PROBLEM DETAILS => Output a verbatim copy of the data, cut off after the line that contains "ax.set_yscale('log')".

== DATA SECTION ==

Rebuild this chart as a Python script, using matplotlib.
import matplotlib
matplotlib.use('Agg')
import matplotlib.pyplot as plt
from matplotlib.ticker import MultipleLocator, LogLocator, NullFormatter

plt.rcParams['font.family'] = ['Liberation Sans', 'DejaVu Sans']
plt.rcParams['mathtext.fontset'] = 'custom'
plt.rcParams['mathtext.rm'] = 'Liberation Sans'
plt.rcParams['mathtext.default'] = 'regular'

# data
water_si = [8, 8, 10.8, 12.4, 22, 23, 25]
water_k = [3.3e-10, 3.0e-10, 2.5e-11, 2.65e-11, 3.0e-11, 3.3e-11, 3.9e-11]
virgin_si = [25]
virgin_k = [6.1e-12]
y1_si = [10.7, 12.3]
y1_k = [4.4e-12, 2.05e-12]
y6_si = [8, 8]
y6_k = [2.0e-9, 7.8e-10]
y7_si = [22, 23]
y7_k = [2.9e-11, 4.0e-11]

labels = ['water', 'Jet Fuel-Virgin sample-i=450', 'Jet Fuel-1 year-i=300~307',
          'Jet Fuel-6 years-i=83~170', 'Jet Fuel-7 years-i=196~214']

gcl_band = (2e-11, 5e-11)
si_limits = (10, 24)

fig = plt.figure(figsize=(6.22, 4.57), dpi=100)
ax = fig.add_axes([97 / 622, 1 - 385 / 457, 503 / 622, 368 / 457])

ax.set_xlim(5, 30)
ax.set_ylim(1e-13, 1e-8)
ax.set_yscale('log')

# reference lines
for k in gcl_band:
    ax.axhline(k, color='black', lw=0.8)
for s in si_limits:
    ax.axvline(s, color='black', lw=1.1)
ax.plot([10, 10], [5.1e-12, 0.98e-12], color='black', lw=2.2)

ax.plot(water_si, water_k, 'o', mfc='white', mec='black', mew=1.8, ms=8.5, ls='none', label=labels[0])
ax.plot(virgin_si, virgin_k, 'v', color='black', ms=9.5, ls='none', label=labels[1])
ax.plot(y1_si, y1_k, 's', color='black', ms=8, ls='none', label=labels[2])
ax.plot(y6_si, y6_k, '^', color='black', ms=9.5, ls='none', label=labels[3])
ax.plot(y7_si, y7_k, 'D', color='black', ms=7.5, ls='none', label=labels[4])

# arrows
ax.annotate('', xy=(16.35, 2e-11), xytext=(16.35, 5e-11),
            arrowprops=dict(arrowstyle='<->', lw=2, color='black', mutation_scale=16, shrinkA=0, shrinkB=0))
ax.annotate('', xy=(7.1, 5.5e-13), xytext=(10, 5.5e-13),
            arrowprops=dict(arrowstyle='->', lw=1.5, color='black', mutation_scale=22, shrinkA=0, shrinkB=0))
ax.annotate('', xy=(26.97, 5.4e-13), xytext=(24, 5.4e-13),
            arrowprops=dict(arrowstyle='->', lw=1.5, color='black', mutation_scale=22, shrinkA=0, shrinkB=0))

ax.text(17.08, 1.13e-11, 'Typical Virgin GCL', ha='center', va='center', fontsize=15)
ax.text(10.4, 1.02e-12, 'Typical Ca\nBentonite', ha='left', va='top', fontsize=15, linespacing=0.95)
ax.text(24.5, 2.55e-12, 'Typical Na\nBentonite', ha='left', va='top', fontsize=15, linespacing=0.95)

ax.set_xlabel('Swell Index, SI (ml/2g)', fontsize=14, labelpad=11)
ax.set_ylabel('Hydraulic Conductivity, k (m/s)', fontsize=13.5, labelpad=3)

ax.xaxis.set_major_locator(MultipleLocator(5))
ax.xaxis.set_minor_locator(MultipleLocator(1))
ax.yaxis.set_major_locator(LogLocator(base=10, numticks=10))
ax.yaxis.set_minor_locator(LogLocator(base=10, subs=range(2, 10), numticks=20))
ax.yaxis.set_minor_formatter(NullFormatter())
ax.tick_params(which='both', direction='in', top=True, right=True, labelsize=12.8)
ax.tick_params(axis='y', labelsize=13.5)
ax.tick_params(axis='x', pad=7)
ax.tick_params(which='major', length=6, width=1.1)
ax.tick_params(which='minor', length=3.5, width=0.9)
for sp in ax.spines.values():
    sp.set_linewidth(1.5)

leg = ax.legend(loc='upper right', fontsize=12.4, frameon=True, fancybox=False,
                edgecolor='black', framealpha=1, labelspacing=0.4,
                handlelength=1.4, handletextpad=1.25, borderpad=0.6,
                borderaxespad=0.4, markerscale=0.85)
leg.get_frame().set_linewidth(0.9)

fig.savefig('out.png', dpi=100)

===

WRITTEN RESPONSE =>
Rebuild this chart as a Python script, using matplotlib.
import matplotlib
matplotlib.use('Agg')
import matplotlib.pyplot as plt
from matplotlib.ticker import MultipleLocator, LogLocator, NullFormatter

plt.rcParams['font.family'] = ['Liberation Sans', 'DejaVu Sans']
plt.rcParams['mathtext.fontset'] = 'custom'
plt.rcParams['mathtext.rm'] = 'Liberation Sans'
plt.rcParams['mathtext.default'] = 'regular'

# data
water_si = [8, 8, 10.8, 12.4, 22, 23, 25]
water_k = [3.3e-10, 3.0e-10, 2.5e-11, 2.65e-11, 3.0e-11, 3.3e-11, 3.9e-11]
virgin_si = [25]
virgin_k = [6.1e-12]
y1_si = [10.7, 12.3]
y1_k = [4.4e-12, 2.05e-12]
y6_si = [8, 8]
y6_k = [2.0e-9, 7.8e-10]
y7_si = [22, 23]
y7_k = [2.9e-11, 4.0e-11]

labels = ['water', 'Jet Fuel-Virgin sample-i=450', 'Jet Fuel-1 year-i=300~307',
          'Jet Fuel-6 years-i=83~170', 'Jet Fuel-7 years-i=196~214']

gcl_band = (2e-11, 5e-11)
si_limits = (10, 24)

fig = plt.figure(figsize=(6.22, 4.57), dpi=100)
ax = fig.add_axes([97 / 622, 1 - 385 / 457, 503 / 622, 368 / 457])

ax.set_xlim(5, 30)
ax.set_ylim(1e-13, 1e-8)
ax.set_yscale('log')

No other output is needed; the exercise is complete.